Tuesday, August 4, 2020

Highley, Shropshire

Job done

These are probably the humblest of all railway buildings. They’re lamp huts or tool sheds, and these corrugated iron versions, just 6 ft wide by 9 ft long, were ubiquitous on the Great Western Railway, and no doubt on other lines too. You found them by the trackside, near stations, signal boxes, and anywhere else where lamps, tools, and other small items needed to be stored. They were cheap, utilitarian, and supplied in flat-pack form, for easy erection on a prepared base in a matter of hours. Corrugated iron made assembling these structures quick and easy. Prepare a base, order up the flat pack, assemble, add a coat or two of paint – and the job was done. Whether they were building the roof of a large train shed in a city or putting up a little shed at a country halt, the Victorians looked on corrugated iron as a marvel of the industrial age.

Usually you find these huts on their own – if you needed more space, the flat-pack building firms like Boulton & Paul of Norwich or Samuel Taylor of Birmingham could supply something larger. But here on the Severn Valley Railway at Highley there are a couple, close together, painted in GWR colours, like the little platform shelter I posted recently on the Gloucestershire Warwickshire Railway at Hailes. Most of them are admirable examples of the way heritage railways find old, worn-out structures, restore them, and give them new life.

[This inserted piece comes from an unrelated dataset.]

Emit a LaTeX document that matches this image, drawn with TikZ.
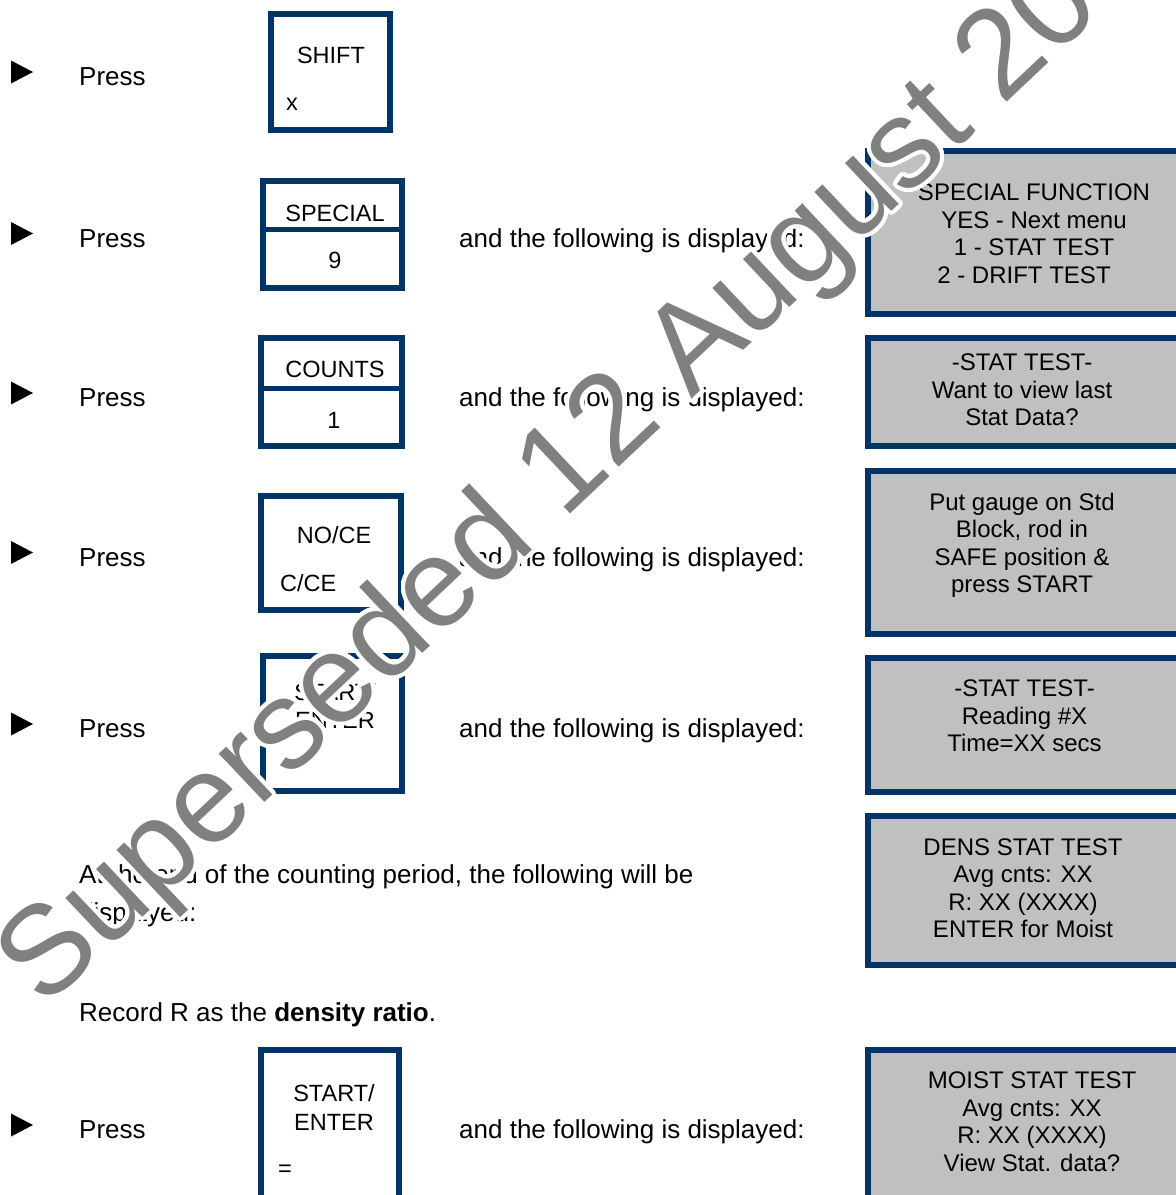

People used to look down on corrugated iron structures, especially small ones like this. ‘It’s just a tin hut’, they’d say. ‘What’s so special about that?’ But they were economical, readily available, easier to put up than a chest of drawers from IKEA, long-lasting, and simple to customize with a coat of paint in your railway’s livery. These days, more people appreciate these qualities of corrugated iron, and more and more I notice garages, sheds, and fences in the gardens of private houses, even in the cosseted Cotswolds where I live, many of them put there by people who haven’t necessarily chosen this material because it’s cheap. From a lamp hut to a barn for your 4 x 4, this Victorian wonder material is quietly but effectively doing its job.


Unknown said...

Highley is actually in Shropshire, not Worcestershire. The last SVR station in Worcestershire is Arley and the line enters Shropshire shortly after travelling North from there. Please excuse the pedantry...

Philip Wilkinson said...

You're right! I've corrected the post. Thank you.